[jiggawatts]

To be honest I was struggling to phrase my argument in a cohesive narrative without it turning into a ten page blog post.

The point I’m trying to make is that there are necessarily complexities inherent in all areas of study, and there are incidental complexities because of historical reasons, “culture” within certain fields, or juniors putting out their fields’ equivalent of spaghetti code.

Geometric Algebra sweeps away a lot of the rather messy parts of now century-old physics, but the work of doing that substitution is decidedly non-trivial and thankless, so other than Hestenes, nobody seems to be pushing for it.

It’s like the 2pi versus tau fad on the internet.

Mathematicians argue that they’re “the same”, so it doesn’t matter, and ramble on about their equivalent of “learn the Latin to be smart like me”.

No. It’s stupid. It was an error. Tau is the correct circle constant and eliminates magic constants that don’t belong from literally hundreds of famous formulas!

I and many others simply failed to understand radians until I learnt to treat 2pi as a single ligature instead of “two of something”.

[SonOfLilit]

I tried to make it clear that I wasn't arguing against your main point, that was made very clearly, just against a comparison you used that I think was a bit slanderous (tongue in cheek).
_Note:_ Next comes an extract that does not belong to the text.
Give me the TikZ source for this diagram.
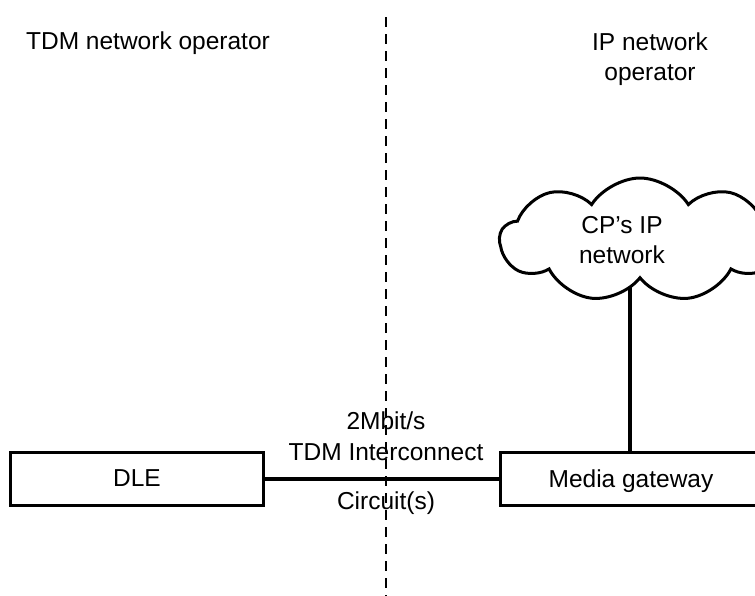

Yes, obviously Tau is correct, and that's a better comparison to use.

Having dived deeper into the essay, author claims that some of the new notation is obviously better (clifford algebras) and the rest is overzealous unification that obscures rather than clarifies because it mixes types in a weird way (geometric product).

I've never heard of any of this before, but author's second point looks rather convincing. Can you give counterexamples, ideas that are much clearer to think about once represented using GP? I'd love to dive a bit deeper.

[jiggawatts]

I'm a bit pressed for time, but one annoyance I've had with the classic "greek" physics notation is that they represent things from "both ends" of a graded vector space. So for example, they start with a scalar, then a vector, then ... pseudoscalar-1, and finally the pseudoscalar.

It's a shortcut useful only if you need to scribble on paper and your wrists hurt from writing too much, but it obscures the underlying physics.

The programming equivalent is putting abbreviations in identifiers where, sure, it's fewer characters, but then the reader needs to a track a mental lookup table to translate back to the intended meaning.

Pushing things like this too far results in meaningful aspects of the equations getting squeezed out entirely. For example, the generality of GA means that you have to (correctly) track negative signs and multiplications by pseudoscalars such that your formulas work in all dimensions. In traditional vector algebra it's all too tempting to eliminate certain products because in "your chosen dimension" they multiply to 1 or -1 or whatever and just... disappear due to traditional algebraic simplification conventions. But then if you need to work in 4D SR or curved spaces, you can't, because you threw away something essential while "optimising for characters on a page".

You have then "start over", typically reaching for a partial and incomplete subset of GA, reinventing that wheel over and over.

Hence the push for unification onto GA, to break this cycle.